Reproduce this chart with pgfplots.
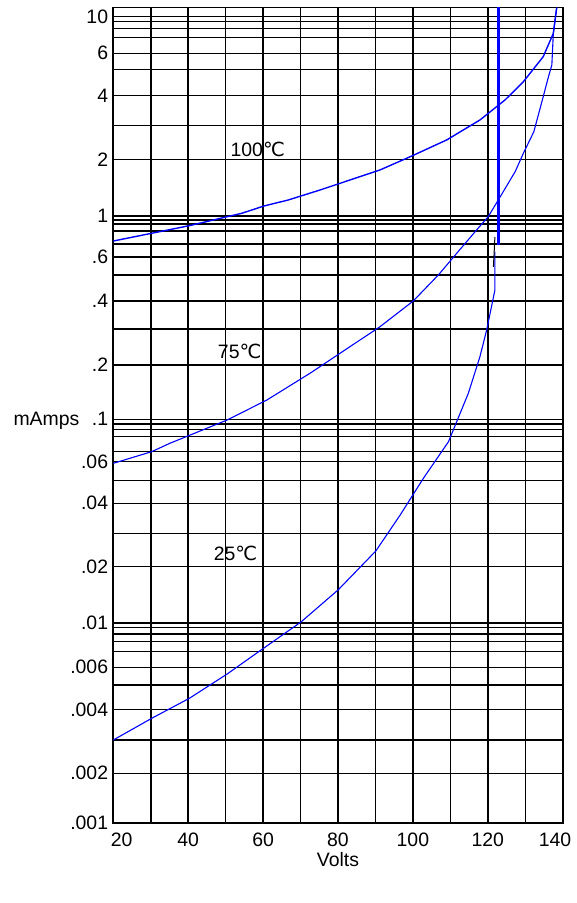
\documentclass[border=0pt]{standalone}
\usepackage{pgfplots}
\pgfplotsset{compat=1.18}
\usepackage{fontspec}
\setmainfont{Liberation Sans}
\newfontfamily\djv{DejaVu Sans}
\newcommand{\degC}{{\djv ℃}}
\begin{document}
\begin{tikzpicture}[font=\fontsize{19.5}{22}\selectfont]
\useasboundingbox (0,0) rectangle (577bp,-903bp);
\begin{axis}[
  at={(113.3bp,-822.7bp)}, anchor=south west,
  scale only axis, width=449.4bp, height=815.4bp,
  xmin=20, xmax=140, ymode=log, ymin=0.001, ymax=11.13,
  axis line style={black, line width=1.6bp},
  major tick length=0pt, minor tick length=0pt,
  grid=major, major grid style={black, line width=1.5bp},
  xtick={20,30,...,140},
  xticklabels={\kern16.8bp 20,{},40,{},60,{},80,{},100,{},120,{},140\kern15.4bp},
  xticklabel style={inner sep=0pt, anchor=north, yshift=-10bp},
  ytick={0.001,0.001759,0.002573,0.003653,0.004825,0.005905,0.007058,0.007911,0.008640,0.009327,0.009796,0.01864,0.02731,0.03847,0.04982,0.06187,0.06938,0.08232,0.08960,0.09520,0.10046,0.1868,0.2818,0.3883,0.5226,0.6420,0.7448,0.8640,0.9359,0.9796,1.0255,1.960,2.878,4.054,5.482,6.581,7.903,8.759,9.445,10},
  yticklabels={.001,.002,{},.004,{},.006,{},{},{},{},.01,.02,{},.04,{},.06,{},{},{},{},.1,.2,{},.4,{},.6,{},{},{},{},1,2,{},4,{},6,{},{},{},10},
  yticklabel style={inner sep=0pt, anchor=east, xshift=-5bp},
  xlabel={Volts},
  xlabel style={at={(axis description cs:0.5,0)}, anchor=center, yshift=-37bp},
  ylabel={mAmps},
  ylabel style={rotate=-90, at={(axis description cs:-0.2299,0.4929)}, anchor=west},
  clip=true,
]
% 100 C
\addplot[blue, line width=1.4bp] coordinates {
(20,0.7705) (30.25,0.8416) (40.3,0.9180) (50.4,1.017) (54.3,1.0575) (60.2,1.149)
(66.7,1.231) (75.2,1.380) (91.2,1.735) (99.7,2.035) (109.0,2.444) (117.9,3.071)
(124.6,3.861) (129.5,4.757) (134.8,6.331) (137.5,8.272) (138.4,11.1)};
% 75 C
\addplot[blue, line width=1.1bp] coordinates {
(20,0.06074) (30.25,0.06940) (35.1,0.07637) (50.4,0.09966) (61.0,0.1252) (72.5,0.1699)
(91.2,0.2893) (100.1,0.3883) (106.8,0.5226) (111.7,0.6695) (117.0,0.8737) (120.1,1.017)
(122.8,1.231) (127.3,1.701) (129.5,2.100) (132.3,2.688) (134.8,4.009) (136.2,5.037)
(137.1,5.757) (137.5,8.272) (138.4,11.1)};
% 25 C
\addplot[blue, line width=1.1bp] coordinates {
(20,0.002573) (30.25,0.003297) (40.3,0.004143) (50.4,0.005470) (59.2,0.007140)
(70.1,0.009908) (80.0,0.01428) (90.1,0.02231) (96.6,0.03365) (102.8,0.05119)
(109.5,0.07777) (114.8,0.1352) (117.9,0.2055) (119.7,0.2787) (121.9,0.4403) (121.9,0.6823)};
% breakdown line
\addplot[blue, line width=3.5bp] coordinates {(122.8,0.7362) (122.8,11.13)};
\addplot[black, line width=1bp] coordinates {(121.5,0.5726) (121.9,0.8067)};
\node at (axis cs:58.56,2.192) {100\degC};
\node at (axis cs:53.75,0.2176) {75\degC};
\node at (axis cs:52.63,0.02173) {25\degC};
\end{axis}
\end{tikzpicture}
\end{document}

▸ **What is expected**
The data above should be repeated exactly, minus any pictures.

▸ **Result of this task**
Reproduce this chart with pgfplots.
\documentclass[border=0pt]{standalone}
\usepackage{pgfplots}
\pgfplotsset{compat=1.18}
\usepackage{fontspec}
\setmainfont{Liberation Sans}
\newfontfamily\djv{DejaVu Sans}
\newcommand{\degC}{{\djv ℃}}
\begin{document}
\begin{tikzpicture}[font=\fontsize{19.5}{22}\selectfont]
\useasboundingbox (0,0) rectangle (577bp,-903bp);
\begin{axis}[
  at={(113.3bp,-822.7bp)}, anchor=south west,
  scale only axis, width=449.4bp, height=815.4bp,
  xmin=20, xmax=140, ymode=log, ymin=0.001, ymax=11.13,
  axis line style={black, line width=1.6bp},
  major tick length=0pt, minor tick length=0pt,
  grid=major, major grid style={black, line width=1.5bp},
  xtick={20,30,...,140},
  xticklabels={\kern16.8bp 20,{},40,{},60,{},80,{},100,{},120,{},140\kern15.4bp},
  xticklabel style={inner sep=0pt, anchor=north, yshift=-10bp},
  ytick={0.001,0.001759,0.002573,0.003653,0.004825,0.005905,0.007058,0.007911,0.008640,0.009327,0.009796,0.01864,0.02731,0.03847,0.04982,0.06187,0.06938,0.08232,0.08960,0.09520,0.10046,0.1868,0.2818,0.3883,0.5226,0.6420,0.7448,0.8640,0.9359,0.9796,1.0255,1.960,2.878,4.054,5.482,6.581,7.903,8.759,9.445,10},
  yticklabels={.001,.002,{},.004,{},.006,{},{},{},{},.01,.02,{},.04,{},.06,{},{},{},{},.1,.2,{},.4,{},.6,{},{},{},{},1,2,{},4,{},6,{},{},{},10},
  yticklabel style={inner sep=0pt, anchor=east, xshift=-5bp},
  xlabel={Volts},
  xlabel style={at={(axis description cs:0.5,0)}, anchor=center, yshift=-37bp},
  ylabel={mAmps},
  ylabel style={rotate=-90, at={(axis description cs:-0.2299,0.4929)}, anchor=west},
  clip=true,
]
% 100 C
\addplot[blue, line width=1.4bp] coordinates {
(20,0.7705) (30.25,0.8416) (40.3,0.9180) (50.4,1.017) (54.3,1.0575) (60.2,1.149)
(66.7,1.231) (75.2,1.380) (91.2,1.735) (99.7,2.035) (109.0,2.444) (117.9,3.071)
(124.6,3.861) (129.5,4.757) (134.8,6.331) (137.5,8.272) (138.4,11.1)};
% 75 C
\addplot[blue, line width=1.1bp] coordinates {
(20,0.06074) (30.25,0.06940) (35.1,0.07637) (50.4,0.09966) (61.0,0.1252) (72.5,0.1699)
(91.2,0.2893) (100.1,0.3883) (106.8,0.5226) (111.7,0.6695) (117.0,0.8737) (120.1,1.017)
(122.8,1.231) (127.3,1.701) (129.5,2.100) (132.3,2.688) (134.8,4.009) (136.2,5.037)
(137.1,5.757) (137.5,8.272) (138.4,11.1)};
% 25 C
\addplot[blue, line width=1.1bp] coordinates {
(20,0.002573) (30.25,0.003297) (40.3,0.004143) (50.4,0.005470) (59.2,0.007140)
(70.1,0.009908) (80.0,0.01428) (90.1,0.02231) (96.6,0.03365) (102.8,0.05119)
(109.5,0.07777) (114.8,0.1352) (117.9,0.2055) (119.7,0.2787) (121.9,0.4403) (121.9,0.6823)};
% breakdown line
\addplot[blue, line width=3.5bp] coordinates {(122.8,0.7362) (122.8,11.13)};
\addplot[black, line width=1bp] coordinates {(121.5,0.5726) (121.9,0.8067)};
\node at (axis cs:58.56,2.192) {100\degC};
\node at (axis cs:53.75,0.2176) {75\degC};
\node at (axis cs:52.63,0.02173) {25\degC};
\end{axis}
\end{tikzpicture}
\end{document}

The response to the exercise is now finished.